Quels risques pose la végétation indésirable ?

Elle est problématique à plusieurs égards. En premier lieu, elle peut affecter la géométrie des rails. Le risque ? Des accidents pouvant aller jusqu’au déraillement. La propagation de cette végétation indésirable nuit, en outre, à la surveillance des éléments de la voie. Lors des inspections menées par des cheminots, elle constitue une gêne visuelle non négligeable, et augmente le risque d’accidents de plain-pied.

Comment avez-vous mis en place ce projet ?

Cela fait déjà 5 ans que nous réfléchissons à un changement de stratégie. L’idée de départ ? Au lieu de désherber, proposons une végétation compatible avec les normes de sécurité. Et ce, en semant des graines sélectionnées en amont.

Cette technique est-elle facile à utiliser ?

Elle a nécessité, d’emblée, des recherches très approfondies. Anne Petit (DGII Développement Durable) a lancé une thèse que je co-pilote afin de porter ce sujet à l’échelle locale aussi bien que nationale. Le triage de Villeneuve-Saint-Georges, situé dans le Val-de-Marne, a été choisi comme principal site d’expérimentation. Un important travail a été réalisé par une chercheuse, Muriel Ehmig, afin d’étudier les plantes. En amont, il a fallu d’abord établir des critères de sélection avec les métiers concernés par ces sites...

Quels sont-ils ?

Pour des raisons de sécurité, cette végétation ne doit pas dépasser 10 centimètres de haut : il ne faut pas qu’on puisse se prendre les pieds dedans et on doit pouvoir voir les potentiels défauts de voie. Ces plantes, cette fois choisies par nous, doivent aussi pouvoir survivre sans être arrosées et en étant régulièrement piétinées. Et pour finir, elles doivent résister au froid, au vent et aux conditions climatiques extrêmes. Voilà les principales contraintes à prendre en compte avant de les choisir.

  • 500

    espèces végétales étudiées

  • 14

    espèces finalement sélectionnées

  • 4

    mélanges de plantes différents testés

Comment les sème-t-on les plantes sélectionnées ?

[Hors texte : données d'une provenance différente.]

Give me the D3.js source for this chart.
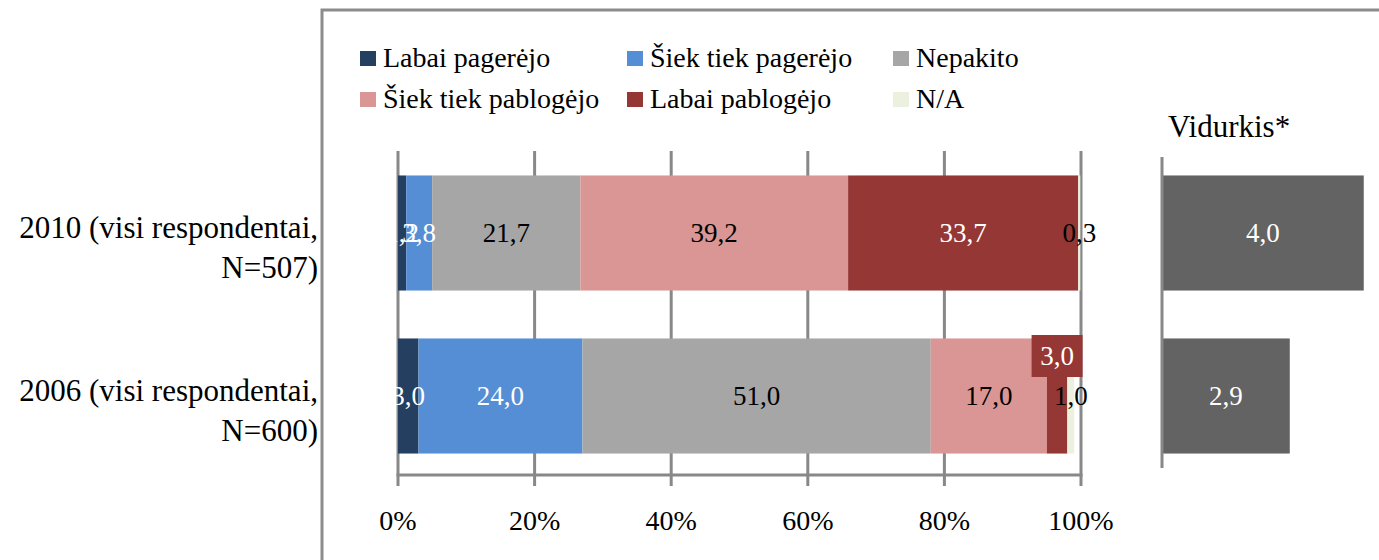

On ne peut pas procéder comme lorsqu’on plante du gazon. C’est plus compliqué. On a donc eu recours à l’« hydromulching », une méthode permettant de semer rapidement et avec peu de préparation de grandes surfaces. Le processus est le suivant : dans un camion, on mélange les graines avec de l’eau et du « mulch », mélange de cellulose, de fibre de bois et de matière organique. Puis cette composition est projetée. Grâce à cette technique, les plantes poussent mieux et prennent le dessus sur les indésirables, qu’elles vont petit à petit étouffer.

D’autres sites ferroviaires ont-ils été testés ?

Les premiers semis à Villeneuve-Saint-Georges ont eu lieu en avril 2019. Un second site, en Bourgogne, a été ensemencé ensuite. Nous avons envisagé de nouveaux sites : de l’ordre de 5 ou 6, dont un sur la LGV Atlantique.

À terme, l’objectif est un déploiement national ?

Oui, si les résultats sont concluants. Un tiers des voies de service sur le territoire pourrait bénéficier de cette expérimentation, la première du genre en Europe. Le fait d’avoir reçu le Trophée SNCF 20192 nous a rendus crédibles. Jusqu’à présent, on nous a souvent opposé que cette méthode n’était pas technique, pas assez sophistiquée, alors qu’elle l’est. Notre ambition est d’élaborer des mélanges de plantes éprouvés et efficaces afin que l’ensemencement devienne un outil d’entretien comme un autre. Pour reprendre la main sur nos territoires sans dépendre d’une molécule.